Rows from a dataset of charts and code
-- Begin --

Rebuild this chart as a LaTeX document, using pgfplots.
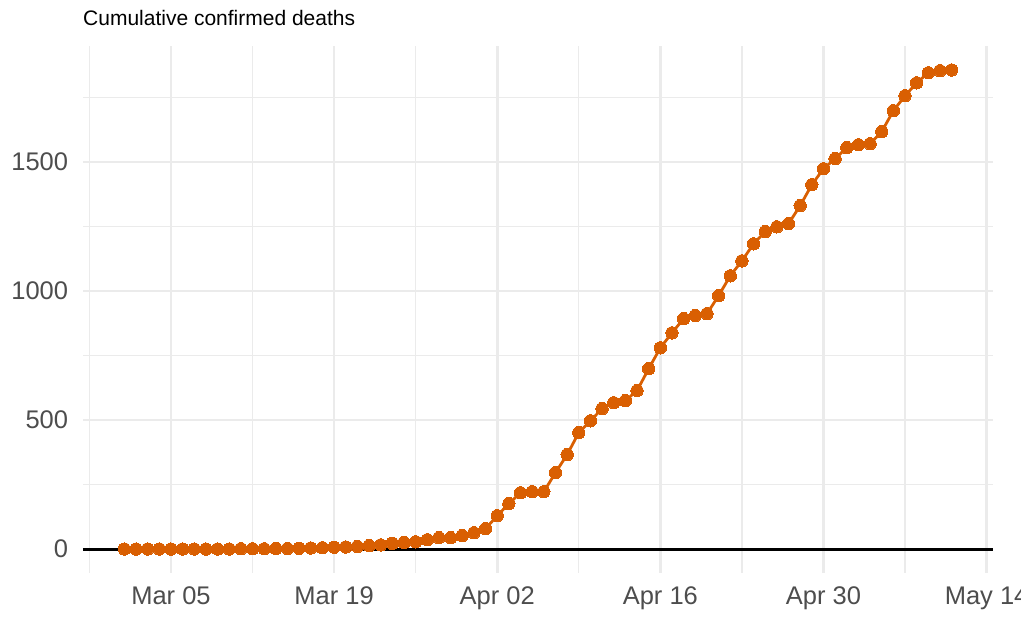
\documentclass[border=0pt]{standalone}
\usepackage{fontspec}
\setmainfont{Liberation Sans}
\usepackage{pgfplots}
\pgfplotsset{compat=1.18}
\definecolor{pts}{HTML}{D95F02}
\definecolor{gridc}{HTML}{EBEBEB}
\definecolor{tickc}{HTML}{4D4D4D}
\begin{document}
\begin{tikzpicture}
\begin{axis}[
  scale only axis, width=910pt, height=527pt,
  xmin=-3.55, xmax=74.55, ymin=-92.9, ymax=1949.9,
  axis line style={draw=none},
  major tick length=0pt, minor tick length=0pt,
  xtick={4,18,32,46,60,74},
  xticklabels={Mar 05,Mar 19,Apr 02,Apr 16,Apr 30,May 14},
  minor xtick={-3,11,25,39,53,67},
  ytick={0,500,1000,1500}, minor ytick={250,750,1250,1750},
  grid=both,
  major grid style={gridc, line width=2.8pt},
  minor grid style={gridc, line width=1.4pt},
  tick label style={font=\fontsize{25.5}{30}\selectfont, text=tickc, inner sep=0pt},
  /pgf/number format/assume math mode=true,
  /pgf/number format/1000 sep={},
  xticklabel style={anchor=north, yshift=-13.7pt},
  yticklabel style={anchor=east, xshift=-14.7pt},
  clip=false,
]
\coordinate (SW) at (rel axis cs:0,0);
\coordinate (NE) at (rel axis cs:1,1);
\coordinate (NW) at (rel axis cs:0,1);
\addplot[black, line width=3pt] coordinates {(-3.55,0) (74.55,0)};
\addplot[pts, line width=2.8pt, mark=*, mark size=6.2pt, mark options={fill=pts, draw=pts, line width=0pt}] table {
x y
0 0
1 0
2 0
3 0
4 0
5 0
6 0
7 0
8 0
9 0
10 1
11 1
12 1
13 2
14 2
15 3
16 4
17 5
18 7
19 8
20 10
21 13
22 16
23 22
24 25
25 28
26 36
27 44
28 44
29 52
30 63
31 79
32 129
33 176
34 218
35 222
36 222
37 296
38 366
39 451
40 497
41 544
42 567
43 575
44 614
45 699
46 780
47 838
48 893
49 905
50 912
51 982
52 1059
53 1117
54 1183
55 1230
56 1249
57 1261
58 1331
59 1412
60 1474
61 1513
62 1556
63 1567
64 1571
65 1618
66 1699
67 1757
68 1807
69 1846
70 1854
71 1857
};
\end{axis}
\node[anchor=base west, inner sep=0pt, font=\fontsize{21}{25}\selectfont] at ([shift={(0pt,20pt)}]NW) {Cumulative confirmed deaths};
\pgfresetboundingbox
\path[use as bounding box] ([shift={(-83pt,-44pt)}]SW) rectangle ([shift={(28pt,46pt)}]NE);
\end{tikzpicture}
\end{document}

-- End --
-- Begin --

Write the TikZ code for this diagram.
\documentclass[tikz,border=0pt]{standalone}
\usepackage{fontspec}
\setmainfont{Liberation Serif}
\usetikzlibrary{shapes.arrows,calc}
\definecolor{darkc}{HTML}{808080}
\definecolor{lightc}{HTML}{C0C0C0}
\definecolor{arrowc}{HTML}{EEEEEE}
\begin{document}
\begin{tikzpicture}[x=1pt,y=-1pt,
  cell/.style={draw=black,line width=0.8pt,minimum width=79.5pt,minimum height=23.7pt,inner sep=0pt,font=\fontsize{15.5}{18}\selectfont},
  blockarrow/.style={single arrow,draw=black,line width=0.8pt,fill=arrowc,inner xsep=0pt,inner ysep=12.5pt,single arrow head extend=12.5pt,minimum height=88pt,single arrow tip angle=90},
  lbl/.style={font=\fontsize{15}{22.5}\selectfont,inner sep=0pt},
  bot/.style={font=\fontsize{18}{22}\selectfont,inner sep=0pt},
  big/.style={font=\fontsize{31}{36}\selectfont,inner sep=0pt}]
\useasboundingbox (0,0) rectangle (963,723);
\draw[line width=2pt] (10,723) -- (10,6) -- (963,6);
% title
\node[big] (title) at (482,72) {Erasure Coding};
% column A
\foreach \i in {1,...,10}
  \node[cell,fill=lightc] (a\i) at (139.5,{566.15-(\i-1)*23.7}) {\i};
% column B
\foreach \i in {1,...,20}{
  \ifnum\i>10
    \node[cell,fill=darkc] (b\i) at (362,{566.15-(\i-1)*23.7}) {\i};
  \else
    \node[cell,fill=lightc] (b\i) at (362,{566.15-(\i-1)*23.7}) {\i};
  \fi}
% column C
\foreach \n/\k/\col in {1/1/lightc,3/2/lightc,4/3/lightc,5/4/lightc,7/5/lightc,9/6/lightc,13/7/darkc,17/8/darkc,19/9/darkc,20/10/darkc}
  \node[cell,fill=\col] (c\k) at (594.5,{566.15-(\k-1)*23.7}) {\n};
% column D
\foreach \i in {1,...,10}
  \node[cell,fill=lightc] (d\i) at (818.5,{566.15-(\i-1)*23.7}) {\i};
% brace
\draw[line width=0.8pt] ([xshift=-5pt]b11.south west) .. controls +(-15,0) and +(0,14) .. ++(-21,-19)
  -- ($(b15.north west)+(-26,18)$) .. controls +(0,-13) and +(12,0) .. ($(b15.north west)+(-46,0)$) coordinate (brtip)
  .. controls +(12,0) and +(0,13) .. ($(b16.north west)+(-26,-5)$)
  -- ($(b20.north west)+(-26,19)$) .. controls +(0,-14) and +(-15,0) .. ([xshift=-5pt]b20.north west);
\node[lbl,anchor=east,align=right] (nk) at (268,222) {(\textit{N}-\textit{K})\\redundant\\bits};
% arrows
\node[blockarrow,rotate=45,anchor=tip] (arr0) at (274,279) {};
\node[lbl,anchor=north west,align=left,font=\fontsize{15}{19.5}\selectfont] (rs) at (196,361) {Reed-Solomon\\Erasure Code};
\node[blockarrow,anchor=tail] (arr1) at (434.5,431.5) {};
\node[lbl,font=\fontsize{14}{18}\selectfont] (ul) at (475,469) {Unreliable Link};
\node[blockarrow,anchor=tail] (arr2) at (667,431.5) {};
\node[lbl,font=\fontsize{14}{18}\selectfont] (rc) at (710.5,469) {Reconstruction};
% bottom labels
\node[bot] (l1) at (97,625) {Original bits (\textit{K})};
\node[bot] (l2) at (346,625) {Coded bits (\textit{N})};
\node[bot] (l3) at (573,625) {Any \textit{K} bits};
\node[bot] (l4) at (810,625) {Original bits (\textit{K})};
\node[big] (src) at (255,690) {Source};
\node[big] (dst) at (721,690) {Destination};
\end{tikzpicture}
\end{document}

-- End --

Set problem>
Extract every line containing the string "this" from the material.

Full answer>
Rebuild this chart as a LaTeX document, using pgfplots.
Write the TikZ code for this diagram.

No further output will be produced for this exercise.